I'm not certain what the Utne Indie Culture 2004 actually is. When I first read this I wondered how the culture of the Utne Indian tribe came to be so interested in mystery stories but I then realized I was plus or minus a few letters and it had to be something else. Still, I will take agreement where I can find it in this strife-prone world.

The classic novella, or short novel. would be 20,000 to 25,000 words. I think anything over 15,000 is getting close enough to count and am quite willing to go another 5,000 words on the upper end as well.

What I like is there is enough room to explore the characters while still maintaining a good pace and a tight plot. So many novels simply add another red herring or two to pad the length. Or they add a fight or two for the PI purely to pad the length.

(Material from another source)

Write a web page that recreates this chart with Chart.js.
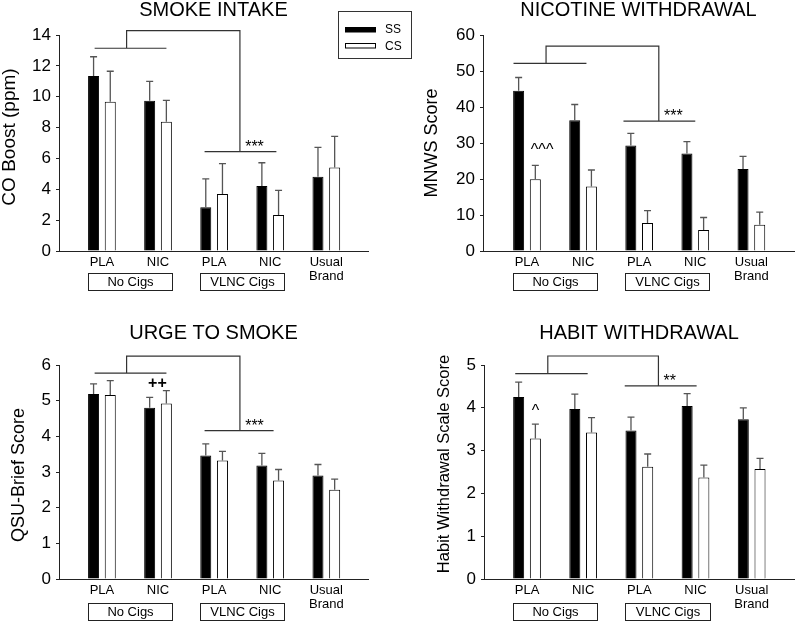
<!DOCTYPE html>
<html>
<head>
<meta charset="utf-8">
<script src="https://cdn.jsdelivr.net/npm/chart.js@4.4.1/dist/chart.umd.min.js"></script>
<style>
  html, body { margin: 0; padding: 0; background: #fff; }
  body { width: 797px; height: 622px; position: relative; overflow: hidden; }
  .panel { position: absolute; }
  canvas { display: block; }
</style>
</head>
<body>
<div class="panel" style="left:0;top:0"><canvas id="c1" width="420" height="311"></canvas></div>
<div class="panel" style="left:0;top:311px"><canvas id="c3" width="420" height="311"></canvas></div>
<div class="panel" style="left:400px;top:0"><canvas id="c2" width="397" height="311"></canvas></div>
<div class="panel" style="left:400px;top:311px"><canvas id="c4" width="397" height="311"></canvas></div>
<script>
const categories = ['PLA', 'NIC', 'PLA', 'NIC', ['Usual', 'Brand']];
const groupLabels = ['No Cigs', 'VLNC Cigs'];
const seriesNames = ['SS', 'CS'];

// smoke intake, CO boost (ppm)
const smokeSS = [11.34, 9.74, 2.83, 4.21, 4.82];
const smokeSSErr = [1.25, 1.25, 1.84, 1.51, 1.90];
const smokeCS = [9.68, 8.38, 3.69, 2.33, 5.42];
const smokeCSErr = [1.97, 1.38, 1.97, 1.60, 2.01];

// nicotine withdrawal, MNWS
const mnwsSS = [44.5, 36.3, 29.3, 27.1, 22.8];
const mnwsSSErr = [3.7, 4.4, 3.4, 3.3, 3.5];
const mnwsCS = [19.9, 17.9, 7.8, 5.8, 7.3];
const mnwsCSErr = [3.9, 4.6, 3.4, 3.5, 3.5];

// urge to smoke, QSU-Brief
const qsuSS = [5.19, 4.80, 3.46, 3.18, 2.90];
const qsuSSErr = [0.28, 0.29, 0.33, 0.34, 0.31];
const qsuCS = [5.16, 4.92, 3.32, 2.76, 2.50];
const qsuCSErr = [0.40, 0.36, 0.26, 0.31, 0.30];

// habit withdrawal scale
const habitSS = [4.25, 3.97, 3.47, 4.04, 3.73];
const habitSSErr = [0.35, 0.35, 0.31, 0.29, 0.27];
const habitCS = [3.28, 3.42, 2.62, 2.37, 2.57];
const habitCSErr = [0.34, 0.35, 0.30, 0.29, 0.25];

const FONT = "'Liberation Sans', Arial, sans-serif";

const panels = [
  { id: 'c1', title: 'SMOKE INTAKE', yTitle: 'CO Boost (ppm)', ss: smokeSS, ssErr: smokeSSErr, cs: smokeCS, csErr: smokeCSErr,
    yMax: 14, yStep: 2, xMin: -0.765, xMax: 4.743, yw: 59, padTop: 35, padRight: 52, xh: 60,
    titleY: 10, yTitleX: 9.5, yTitleY: 137, yTitleSize: 19, boxTop: 22, boxBot: 39,
    bracket: { left: [-0.13, 1.15, 13.14], stemL: 0.44, top: 14.28, stemR: 2.46, right: [1.83, 3.11, 6.44] },
    marks: [{ t: '***', x: 2.72, y: 6.44 }], legend: true },
  { id: 'c2', title: 'NICOTINE WITHDRAWAL', yTitle: 'MNWS Score', ss: mnwsSS, ssErr: mnwsSSErr, cs: mnwsCS, csErr: mnwsCSErr,
    yMax: 60, yStep: 10, xMin: -0.784, xMax: 4.76, yw: 83, padTop: 35, padRight: 3, xh: 60,
    titleY: 10, yTitleX: 32, yTitleY: 143, yTitleSize: 18, boxTop: 22, boxBot: 39,
    bracket: { left: [-0.24, 1.06, 52.1], stemL: 0.34, top: 56.9, stemR: 2.35, right: [1.72, 3.0, 36.1] },
    marks: [{ t: '***', x: 2.61, y: 36.1 }, { t: '^^^', x: 0.27, y: 26.8 }] },
  { id: 'c3', title: 'URGE TO SMOKE', yTitle: 'QSU-Brief Score', ss: qsuSS, ssErr: qsuSSErr, cs: qsuCS, csErr: qsuCSErr,
    yMax: 6, yStep: 1, xMin: -0.765, xMax: 4.743, yw: 59, padTop: 54, padRight: 52, xh: 43,
    titleY: 22.5, yTitleX: 19, yTitleY: 164, yTitleSize: 18, boxTop: 24, boxBot: 41,
    bracket: { left: [-0.13, 1.15, 5.77], stemL: 0.44, top: 6.25, stemR: 2.46, right: [1.83, 3.06, 4.16] },
    marks: [{ t: '***', x: 2.72, y: 4.16 }, { t: '++', x: 0.99, y: 5.36, bold: true }] },
  { id: 'c4', title: 'HABIT WITHDRAWAL', yTitle: 'Habit Withdrawal Scale Score', ss: habitSS, ssErr: habitSSErr, cs: habitCS, csErr: habitCSErr,
    yMax: 5, yStep: 1, xMin: -0.766, xMax: 4.754, yw: 84, padTop: 54, padRight: 3, xh: 43,
    titleY: 22.5, yTitleX: 44, yTitleY: 153, yTitleSize: 16.5, boxTop: 24, boxBot: 41,
    bracket: { left: [-0.21, 1.08, 4.8], stemL: 0.37, top: 5.21, stemR: 2.34, right: [1.74, 3.02, 4.51] },
    marks: [{ t: '**', x: 2.54, y: 4.51 }, { t: '^', x: 0.15, y: 3.81 }] }
];

const errorBars = {
  id: 'errorBars',
  afterDatasetsDraw(chart) {
    const ctx = chart.ctx, y = chart.scales.y;
    ctx.save();
    ctx.strokeStyle = '#555';
    ctx.lineWidth = 1.3;
    chart.data.datasets.forEach((ds, di) => {
      chart.getDatasetMeta(di).data.forEach((bar, i) => {
        const top = y.getPixelForValue(ds.data[i].y + ds.errors[i]);
        ctx.beginPath();
        ctx.moveTo(bar.x, bar.y);
        ctx.lineTo(bar.x, top);
        ctx.moveTo(bar.x - 3.5, top);
        ctx.lineTo(bar.x + 3.5, top);
        ctx.stroke();
      });
    });
    ctx.restore();
  }
};

const extras = {
  id: 'extras',
  afterDraw(chart, args, p) {
    const ctx = chart.ctx, xs = chart.scales.x, ys = chart.scales.y, area = chart.chartArea;
    const X = v => xs.getPixelForValue(v), Y = v => ys.getPixelForValue(v);
    ctx.save();
    ctx.fillStyle = '#000';

    // title
    ctx.font = '20px ' + FONT;
    ctx.textAlign = 'center';
    ctx.textBaseline = 'middle';
    ctx.fillText(p.title, (area.left + area.right) / 2, p.titleY);

    // y axis title
    ctx.save();
    ctx.translate(p.yTitleX, p.yTitleY);
    ctx.rotate(-Math.PI / 2);
    ctx.font = p.yTitleSize + 'px ' + FONT;
    ctx.fillText(p.yTitle, 0, 0);
    ctx.restore();

    // brackets
    const b = p.bracket;
    ctx.strokeStyle = '#333';
    ctx.lineWidth = 1.2;
    ctx.beginPath();
    ctx.moveTo(X(b.left[0]), Y(b.left[2]));
    ctx.lineTo(X(b.left[1]), Y(b.left[2]));
    ctx.moveTo(X(b.stemL), Y(b.left[2]));
    ctx.lineTo(X(b.stemL), Y(b.top));
    ctx.lineTo(X(b.stemR), Y(b.top));
    ctx.lineTo(X(b.stemR), Y(b.right[2]));
    ctx.moveTo(X(b.right[0]), Y(b.right[2]));
    ctx.lineTo(X(b.right[1]), Y(b.right[2]));
    ctx.stroke();

    // significance marks
    ctx.textBaseline = 'alphabetic';
    p.marks.forEach(m => {
      ctx.font = (m.bold ? 'bold ' : '') + '16px ' + FONT;
      ctx.fillText(m.t, X(m.x), Y(m.y));
    });

    // group boxes under the axis
    const base = area.bottom;
    ctx.font = '13px ' + FONT;
    ctx.textBaseline = 'middle';
    ctx.lineWidth = 1;
    ctx.strokeStyle = '#222';
    groupLabels.forEach((g, gi) => {
      const c = gi * 2 + 0.5;
      const l = Math.round(X(c - 0.75)) + 0.5, r = Math.round(X(c + 0.75)) + 0.5;
      const t = base + p.boxTop + 0.5, bt = base + p.boxBot + 0.5;
      ctx.strokeRect(l, t, r - l, bt - t);
      ctx.fillText(g, (l + r) / 2, (t + bt) / 2 + 0.5);
    });

    // legend
    if (p.legend) {
      ctx.strokeStyle = '#333';
      ctx.strokeRect(338.5, 11.5, 73, 47);
      ctx.fillStyle = '#000';
      ctx.fillRect(345, 27, 31, 5.5);
      ctx.fillStyle = '#fff';
      ctx.fillRect(345.5, 43.5, 30, 4.5);
      ctx.strokeStyle = '#000';
      ctx.strokeRect(345.5, 43.5, 30, 4.5);
      ctx.fillStyle = '#000';
      ctx.font = '12px ' + FONT;
      ctx.textAlign = 'left';
      ctx.fillText(seriesNames[0], 385, 30);
      ctx.fillText(seriesNames[1], 385, 46.5);
    }
    ctx.restore();
  }
};

panels.forEach(p => {
  const idx = categories.map((c, i) => i);
  new Chart(document.getElementById(p.id), {
    type: 'bar',
    data: {
      datasets: [
        { label: seriesNames[0], data: idx.map(i => ({ x: i, y: p.ss[i] })), errors: p.ssErr,
          backgroundColor: '#000', borderColor: '#000', borderWidth: 1 },
        { label: seriesNames[1], data: idx.map(i => ({ x: i, y: p.cs[i] })), errors: p.csErr,
          backgroundColor: '#fff', borderColor: '#000', borderWidth: 1 }
      ]
    },
    options: {
      responsive: false,
      animation: false,
      events: [],
      categoryPercentage: 0.595,
      barPercentage: 0.66,
      layout: { padding: { top: p.padTop, right: p.padRight, left: 0, bottom: 0 } },
      plugins: { legend: { display: false }, tooltip: { enabled: false }, title: { display: false }, extras: p },
      scales: {
        x: {
          type: 'linear', min: p.xMin, max: p.xMax, offset: false,
          afterBuildTicks: s => { s.ticks = idx.map(v => ({ value: v })); },
          afterFit: s => { s.height = p.xh; },
          grid: { display: false, drawTicks: false },
          border: { display: true, color: '#222', width: 1 },
          ticks: {
            autoSkip: false, maxRotation: 0, padding: 4, color: '#000',
            font: { family: FONT, size: 13, lineHeight: 1.1 },
            callback: v => categories[v]
          }
        },
        y: {
          min: 0, max: p.yMax,
          afterFit: s => { s.width = p.yw; },
          grid: { drawOnChartArea: false, drawTicks: true, tickLength: 3, color: '#222' },
          border: { display: true, color: '#222', width: 1 },
          ticks: { stepSize: p.yStep, padding: 5, color: '#000', font: { family: FONT, size: 17 } }
        }
      }
    },
    plugins: [errorBars, extras]
  });
});
</script>
</body>
</html>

Into the 1950s there were magazine markets for 20,000 to 25,000 word stories.
 I think some of the best Nero Wolfe stories were that length. Off the top of my head I think there were two or three Michael Shayne stories in the pre-ghost Brett Halliday 1940s. Check out "Dead Man's Diary" and "A Taste for Cognac." I think the last regular market for the mystery novella was Ellery Queen's Mystery Magazine in the mid-1960s. The magazine printed them before and even now will run a longer story once in a great while. But in the 1965-66 period each and every issue included a short novel. My memory is that EQ (most likely Fred Dannay) some where or other sang the praises of the short novel as an excellent length for the mystery story. If I one day track down the quote I will post it here.